In this case the global variable iGlobalA is imported as a copy from ModuleA

Nope. Just after from ModuleA import iGlobalA, both ModuleA.iGlobalA and ModuleY.iGlobalA point to the very same object - you can check this by printing id(iGlobalA) in both modules. Now while both names (initially) point to the same object, the names themselves are distinct - they live in different namespaces (one in ModuleA and the other in ModuleY), so when fA() rebinds the name iGlobalA - which is really ModuleA.iGlobalA - only the name leaving in ModuleA is impacted (so at this point both names point to different objects).

On the other hand when in ModuleY you use the qualified name ModuleA.iGlobalA, you only have one single name, so when this name is rebound (in ModuleA) by fA() you see the change in ModuleY, because you are really checking the same name.
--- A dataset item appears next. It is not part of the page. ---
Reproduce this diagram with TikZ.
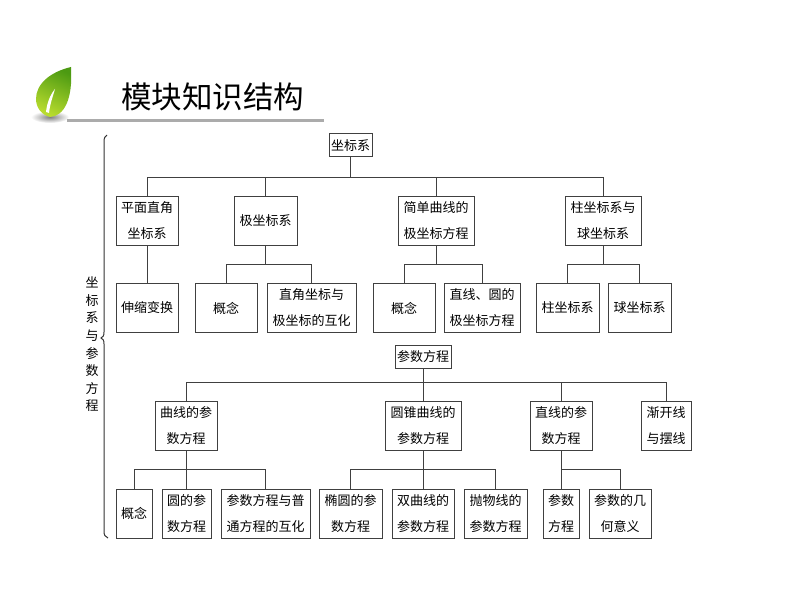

Note that if instead of rebiding a name you had tried the same thing with mutating a mutable object (ie appending to a list, updating a dict etc) you wouldn't have noticed any difference in behaviour:

# ModuleA
iGlobalA = []

def fA():
    iGlobalA.append(1)
    print( "MA: iGlobalA=", iGlobalA )

print( "Module A Initialised, iGlobalA=", iGlobalA )

What you need to understand here is mainly what Python "variables" really are, and also that Python has no real global namespace ("global" really means "module level").

I would have thought these differences between these import syntaxes should be more clearly stated in the documentation.

Possibly yes. Note that there actually some documentation about the whole thing, cf https://docs.python.org/3/reference/simple_stmts.html#import and https://docs.python.org/3/reference/import.html, but you do indeed have to understand what "defines a name in the local namespace" and "a reference to that value is stored in the local namespace" really imply.

It also means that someone designing a library module needs to specify how that module should be imported.

The problem here is either that the lib is badly designed (and if it uses globals that way it is badly designed indeed) or (at least) that the name you tried to access is not (or should not be) part of the lib's API.

Did I miss something in the documentation?

Possibly too, I'm afraid I'm far too used to how this work to remember how I first learned it

Is this behaviour the same across all platforms? Is this the intended behaviour that can be relied upon in future?

Yes and yes. This is part of the language's specifications actually and changing it would break almost all existing code.